* **To be done**
Return every line below as is, leaving out the pictures.

[Begin Dataset extract]

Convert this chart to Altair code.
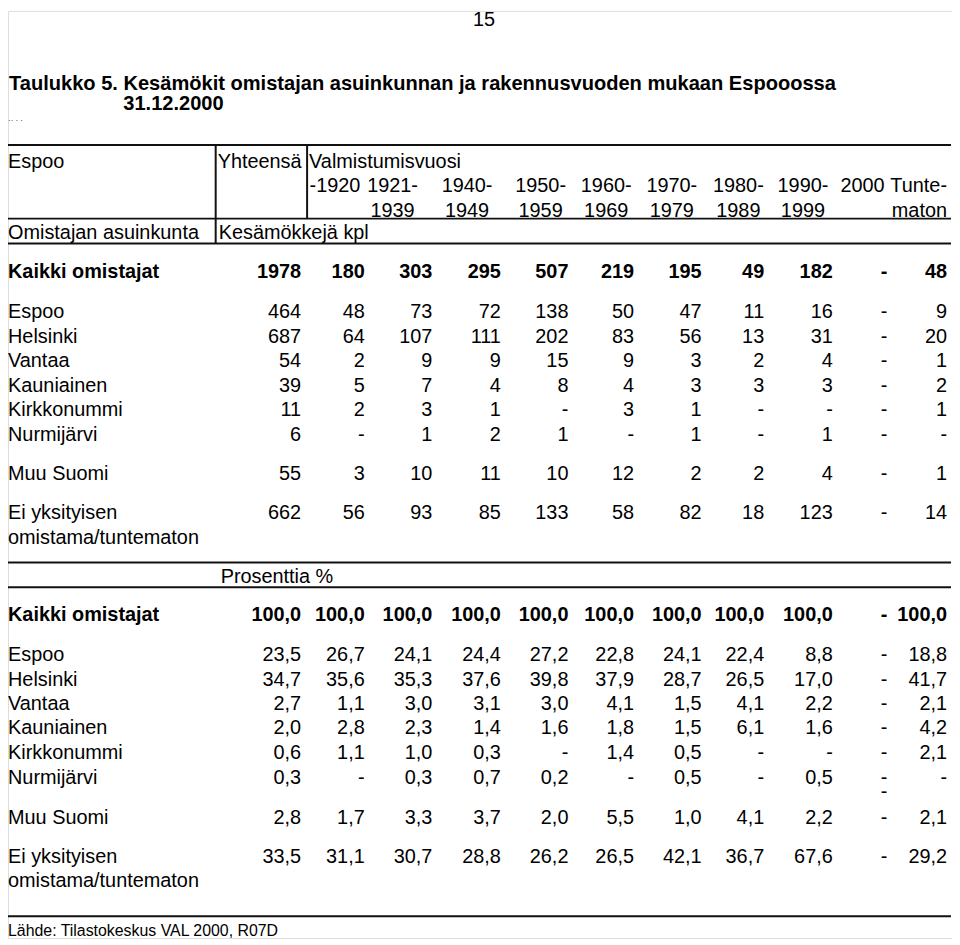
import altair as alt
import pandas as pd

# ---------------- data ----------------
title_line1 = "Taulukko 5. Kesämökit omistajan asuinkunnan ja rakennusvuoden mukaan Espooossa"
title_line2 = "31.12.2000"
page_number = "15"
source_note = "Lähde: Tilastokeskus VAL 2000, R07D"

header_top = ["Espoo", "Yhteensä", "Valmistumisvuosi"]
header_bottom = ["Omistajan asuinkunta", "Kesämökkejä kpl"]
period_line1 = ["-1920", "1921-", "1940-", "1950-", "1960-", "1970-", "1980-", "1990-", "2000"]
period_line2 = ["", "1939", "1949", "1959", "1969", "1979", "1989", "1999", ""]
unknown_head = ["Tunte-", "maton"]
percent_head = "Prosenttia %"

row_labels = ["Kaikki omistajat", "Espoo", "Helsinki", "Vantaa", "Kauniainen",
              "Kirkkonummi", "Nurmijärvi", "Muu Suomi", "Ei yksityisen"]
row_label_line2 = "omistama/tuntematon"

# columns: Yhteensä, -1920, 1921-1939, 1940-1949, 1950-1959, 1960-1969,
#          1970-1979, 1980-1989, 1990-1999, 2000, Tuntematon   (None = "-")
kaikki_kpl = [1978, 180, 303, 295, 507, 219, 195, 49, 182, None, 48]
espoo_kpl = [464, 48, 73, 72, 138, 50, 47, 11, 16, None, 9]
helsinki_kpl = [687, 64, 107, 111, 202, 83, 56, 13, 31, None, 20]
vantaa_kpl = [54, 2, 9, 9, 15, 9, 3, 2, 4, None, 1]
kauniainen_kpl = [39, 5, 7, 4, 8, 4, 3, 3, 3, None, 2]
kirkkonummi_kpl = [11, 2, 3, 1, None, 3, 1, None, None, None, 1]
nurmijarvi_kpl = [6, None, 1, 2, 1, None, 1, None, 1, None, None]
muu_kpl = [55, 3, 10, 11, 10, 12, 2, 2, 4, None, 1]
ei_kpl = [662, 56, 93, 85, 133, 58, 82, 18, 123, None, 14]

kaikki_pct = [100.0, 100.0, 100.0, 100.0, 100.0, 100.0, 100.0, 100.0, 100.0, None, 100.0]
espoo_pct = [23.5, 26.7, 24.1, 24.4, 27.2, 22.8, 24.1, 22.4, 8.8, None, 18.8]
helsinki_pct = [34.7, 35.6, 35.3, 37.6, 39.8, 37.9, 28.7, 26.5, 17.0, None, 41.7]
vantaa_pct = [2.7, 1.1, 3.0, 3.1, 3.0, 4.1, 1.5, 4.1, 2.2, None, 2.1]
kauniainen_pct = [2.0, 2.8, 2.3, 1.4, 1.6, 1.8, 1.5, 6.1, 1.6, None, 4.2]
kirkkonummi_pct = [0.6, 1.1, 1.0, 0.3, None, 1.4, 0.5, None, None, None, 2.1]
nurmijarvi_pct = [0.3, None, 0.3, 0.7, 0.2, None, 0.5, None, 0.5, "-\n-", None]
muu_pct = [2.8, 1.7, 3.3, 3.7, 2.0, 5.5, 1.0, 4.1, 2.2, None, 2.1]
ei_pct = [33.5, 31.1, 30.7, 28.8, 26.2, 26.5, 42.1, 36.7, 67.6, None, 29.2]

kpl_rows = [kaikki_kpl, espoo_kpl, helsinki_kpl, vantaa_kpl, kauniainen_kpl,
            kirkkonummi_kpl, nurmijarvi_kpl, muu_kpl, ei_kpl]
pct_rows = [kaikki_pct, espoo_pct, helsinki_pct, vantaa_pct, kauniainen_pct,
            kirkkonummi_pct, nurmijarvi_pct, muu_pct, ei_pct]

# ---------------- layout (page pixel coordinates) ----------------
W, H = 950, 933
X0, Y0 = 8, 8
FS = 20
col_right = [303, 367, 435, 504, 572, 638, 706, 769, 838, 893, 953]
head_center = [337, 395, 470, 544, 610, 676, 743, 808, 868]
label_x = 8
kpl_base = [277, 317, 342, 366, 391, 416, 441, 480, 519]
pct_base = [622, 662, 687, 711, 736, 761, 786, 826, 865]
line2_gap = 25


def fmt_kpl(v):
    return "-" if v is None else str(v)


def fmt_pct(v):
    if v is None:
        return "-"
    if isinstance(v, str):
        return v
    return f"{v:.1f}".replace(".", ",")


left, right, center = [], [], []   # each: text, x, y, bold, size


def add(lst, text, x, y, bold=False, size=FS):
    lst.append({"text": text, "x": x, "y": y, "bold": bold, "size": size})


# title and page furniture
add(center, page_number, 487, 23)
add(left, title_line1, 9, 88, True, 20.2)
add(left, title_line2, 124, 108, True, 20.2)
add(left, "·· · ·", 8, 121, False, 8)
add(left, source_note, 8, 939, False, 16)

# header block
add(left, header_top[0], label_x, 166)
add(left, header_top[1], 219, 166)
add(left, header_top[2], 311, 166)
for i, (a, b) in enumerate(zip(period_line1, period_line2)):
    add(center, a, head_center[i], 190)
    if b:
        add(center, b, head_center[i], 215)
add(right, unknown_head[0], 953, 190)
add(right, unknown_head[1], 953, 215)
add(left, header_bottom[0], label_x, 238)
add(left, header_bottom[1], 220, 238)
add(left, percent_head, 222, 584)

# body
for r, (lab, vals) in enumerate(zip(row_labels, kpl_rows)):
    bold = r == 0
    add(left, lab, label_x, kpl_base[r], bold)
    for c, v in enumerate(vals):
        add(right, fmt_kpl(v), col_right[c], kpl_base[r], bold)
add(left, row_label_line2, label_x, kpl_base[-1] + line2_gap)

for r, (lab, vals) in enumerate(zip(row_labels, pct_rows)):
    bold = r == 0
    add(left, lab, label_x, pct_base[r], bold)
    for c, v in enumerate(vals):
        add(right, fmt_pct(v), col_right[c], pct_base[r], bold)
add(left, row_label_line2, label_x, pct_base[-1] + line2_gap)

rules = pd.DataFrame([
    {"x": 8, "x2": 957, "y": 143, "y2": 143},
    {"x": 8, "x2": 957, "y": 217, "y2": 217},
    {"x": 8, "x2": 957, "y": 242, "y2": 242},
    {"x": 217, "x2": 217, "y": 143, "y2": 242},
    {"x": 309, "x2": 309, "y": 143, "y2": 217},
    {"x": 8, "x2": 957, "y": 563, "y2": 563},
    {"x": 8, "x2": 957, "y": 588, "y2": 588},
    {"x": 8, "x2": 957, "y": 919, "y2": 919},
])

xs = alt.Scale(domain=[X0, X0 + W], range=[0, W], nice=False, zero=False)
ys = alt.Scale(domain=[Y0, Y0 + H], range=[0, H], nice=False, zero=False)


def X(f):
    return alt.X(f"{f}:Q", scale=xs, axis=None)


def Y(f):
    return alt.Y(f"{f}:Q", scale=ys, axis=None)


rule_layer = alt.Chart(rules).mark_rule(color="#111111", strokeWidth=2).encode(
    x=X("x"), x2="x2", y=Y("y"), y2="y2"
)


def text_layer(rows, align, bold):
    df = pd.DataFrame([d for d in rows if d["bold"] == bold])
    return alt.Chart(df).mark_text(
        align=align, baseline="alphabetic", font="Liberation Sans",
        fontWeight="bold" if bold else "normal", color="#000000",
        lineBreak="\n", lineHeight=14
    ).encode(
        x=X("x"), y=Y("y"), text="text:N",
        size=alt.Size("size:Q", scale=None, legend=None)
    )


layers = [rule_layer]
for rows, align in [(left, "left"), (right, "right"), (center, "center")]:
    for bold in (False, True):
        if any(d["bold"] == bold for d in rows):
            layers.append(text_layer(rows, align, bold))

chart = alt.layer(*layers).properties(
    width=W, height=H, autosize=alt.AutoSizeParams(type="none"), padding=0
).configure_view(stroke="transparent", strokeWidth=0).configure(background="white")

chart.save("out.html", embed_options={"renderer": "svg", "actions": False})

[End Dataset extract]

* **Output for this exercise**
Convert this chart to Altair code.
import altair as alt
import pandas as pd

# ---------------- data ----------------
title_line1 = "Taulukko 5. Kesämökit omistajan asuinkunnan ja rakennusvuoden mukaan Espooossa"
title_line2 = "31.12.2000"
page_number = "15"
source_note = "Lähde: Tilastokeskus VAL 2000, R07D"

header_top = ["Espoo", "Yhteensä", "Valmistumisvuosi"]
header_bottom = ["Omistajan asuinkunta", "Kesämökkejä kpl"]
period_line1 = ["-1920", "1921-", "1940-", "1950-", "1960-", "1970-", "1980-", "1990-", "2000"]
period_line2 = ["", "1939", "1949", "1959", "1969", "1979", "1989", "1999", ""]
unknown_head = ["Tunte-", "maton"]
percent_head = "Prosenttia %"

row_labels = ["Kaikki omistajat", "Espoo", "Helsinki", "Vantaa", "Kauniainen",
              "Kirkkonummi", "Nurmijärvi", "Muu Suomi", "Ei yksityisen"]
row_label_line2 = "omistama/tuntematon"

# columns: Yhteensä, -1920, 1921-1939, 1940-1949, 1950-1959, 1960-1969,
#          1970-1979, 1980-1989, 1990-1999, 2000, Tuntematon   (None = "-")
kaikki_kpl = [1978, 180, 303, 295, 507, 219, 195, 49, 182, None, 48]
espoo_kpl = [464, 48, 73, 72, 138, 50, 47, 11, 16, None, 9]
helsinki_kpl = [687, 64, 107, 111, 202, 83, 56, 13, 31, None, 20]
vantaa_kpl = [54, 2, 9, 9, 15, 9, 3, 2, 4, None, 1]
kauniainen_kpl = [39, 5, 7, 4, 8, 4, 3, 3, 3, None, 2]
kirkkonummi_kpl = [11, 2, 3, 1, None, 3, 1, None, None, None, 1]
nurmijarvi_kpl = [6, None, 1, 2, 1, None, 1, None, 1, None, None]
muu_kpl = [55, 3, 10, 11, 10, 12, 2, 2, 4, None, 1]
ei_kpl = [662, 56, 93, 85, 133, 58, 82, 18, 123, None, 14]

kaikki_pct = [100.0, 100.0, 100.0, 100.0, 100.0, 100.0, 100.0, 100.0, 100.0, None, 100.0]
espoo_pct = [23.5, 26.7, 24.1, 24.4, 27.2, 22.8, 24.1, 22.4, 8.8, None, 18.8]
helsinki_pct = [34.7, 35.6, 35.3, 37.6, 39.8, 37.9, 28.7, 26.5, 17.0, None, 41.7]
vantaa_pct = [2.7, 1.1, 3.0, 3.1, 3.0, 4.1, 1.5, 4.1, 2.2, None, 2.1]
kauniainen_pct = [2.0, 2.8, 2.3, 1.4, 1.6, 1.8, 1.5, 6.1, 1.6, None, 4.2]
kirkkonummi_pct = [0.6, 1.1, 1.0, 0.3, None, 1.4, 0.5, None, None, None, 2.1]
nurmijarvi_pct = [0.3, None, 0.3, 0.7, 0.2, None, 0.5, None, 0.5, "-\n-", None]
muu_pct = [2.8, 1.7, 3.3, 3.7, 2.0, 5.5, 1.0, 4.1, 2.2, None, 2.1]
ei_pct = [33.5, 31.1, 30.7, 28.8, 26.2, 26.5, 42.1, 36.7, 67.6, None, 29.2]

kpl_rows = [kaikki_kpl, espoo_kpl, helsinki_kpl, vantaa_kpl, kauniainen_kpl,
            kirkkonummi_kpl, nurmijarvi_kpl, muu_kpl, ei_kpl]
pct_rows = [kaikki_pct, espoo_pct, helsinki_pct, vantaa_pct, kauniainen_pct,
            kirkkonummi_pct, nurmijarvi_pct, muu_pct, ei_pct]

# ---------------- layout (page pixel coordinates) ----------------
W, H = 950, 933
X0, Y0 = 8, 8
FS = 20
col_right = [303, 367, 435, 504, 572, 638, 706, 769, 838, 893, 953]
head_center = [337, 395, 470, 544, 610, 676, 743, 808, 868]
label_x = 8
kpl_base = [277, 317, 342, 366, 391, 416, 441, 480, 519]
pct_base = [622, 662, 687, 711, 736, 761, 786, 826, 865]
line2_gap = 25


def fmt_kpl(v):
    return "-" if v is None else str(v)


def fmt_pct(v):
    if v is None:
        return "-"
    if isinstance(v, str):
        return v
    return f"{v:.1f}".replace(".", ",")


left, right, center = [], [], []   # each: text, x, y, bold, size


def add(lst, text, x, y, bold=False, size=FS):
    lst.append({"text": text, "x": x, "y": y, "bold": bold, "size": size})


# title and page furniture
add(center, page_number, 487, 23)
add(left, title_line1, 9, 88, True, 20.2)
add(left, title_line2, 124, 108, True, 20.2)
add(left, "·· · ·", 8, 121, False, 8)
add(left, source_note, 8, 939, False, 16)

# header block
add(left, header_top[0], label_x, 166)
add(left, header_top[1], 219, 166)
add(left, header_top[2], 311, 166)
for i, (a, b) in enumerate(zip(period_line1, period_line2)):
    add(center, a, head_center[i], 190)
    if b:
        add(center, b, head_center[i], 215)
add(right, unknown_head[0], 953, 190)
add(right, unknown_head[1], 953, 215)
add(left, header_bottom[0], label_x, 238)
add(left, header_bottom[1], 220, 238)
add(left, percent_head, 222, 584)

# body
for r, (lab, vals) in enumerate(zip(row_labels, kpl_rows)):
    bold = r == 0
    add(left, lab, label_x, kpl_base[r], bold)
    for c, v in enumerate(vals):
        add(right, fmt_kpl(v), col_right[c], kpl_base[r], bold)
add(left, row_label_line2, label_x, kpl_base[-1] + line2_gap)

for r, (lab, vals) in enumerate(zip(row_labels, pct_rows)):
    bold = r == 0
    add(left, lab, label_x, pct_base[r], bold)
    for c, v in enumerate(vals):
        add(right, fmt_pct(v), col_right[c], pct_base[r], bold)
add(left, row_label_line2, label_x, pct_base[-1] + line2_gap)

rules = pd.DataFrame([
    {"x": 8, "x2": 957, "y": 143, "y2": 143},
    {"x": 8, "x2": 957, "y": 217, "y2": 217},
    {"x": 8, "x2": 957, "y": 242, "y2": 242},
    {"x": 217, "x2": 217, "y": 143, "y2": 242},
    {"x": 309, "x2": 309, "y": 143, "y2": 217},
    {"x": 8, "x2": 957, "y": 563, "y2": 563},
    {"x": 8, "x2": 957, "y": 588, "y2": 588},
    {"x": 8, "x2": 957, "y": 919, "y2": 919},
])

xs = alt.Scale(domain=[X0, X0 + W], range=[0, W], nice=False, zero=False)
ys = alt.Scale(domain=[Y0, Y0 + H], range=[0, H], nice=False, zero=False)


def X(f):
    return alt.X(f"{f}:Q", scale=xs, axis=None)


def Y(f):
    return alt.Y(f"{f}:Q", scale=ys, axis=None)


rule_layer = alt.Chart(rules).mark_rule(color="#111111", strokeWidth=2).encode(
    x=X("x"), x2="x2", y=Y("y"), y2="y2"
)


def text_layer(rows, align, bold):
    df = pd.DataFrame([d for d in rows if d["bold"] == bold])
    return alt.Chart(df).mark_text(
        align=align, baseline="alphabetic", font="Liberation Sans",
        fontWeight="bold" if bold else "normal", color="#000000",
        lineBreak="\n", lineHeight=14
    ).encode(
        x=X("x"), y=Y("y"), text="text:N",
        size=alt.Size("size:Q", scale=None, legend=None)
    )


layers = [rule_layer]
for rows, align in [(left, "left"), (right, "right"), (center, "center")]:
    for bold in (False, True):
        if any(d["bold"] == bold for d in rows):
            layers.append(text_layer(rows, align, bold))

chart = alt.layer(*layers).properties(
    width=W, height=H, autosize=alt.AutoSizeParams(type="none"), padding=0
).configure_view(stroke="transparent", strokeWidth=0).configure(background="white")

chart.save("out.html", embed_options={"renderer": "svg", "actions": False})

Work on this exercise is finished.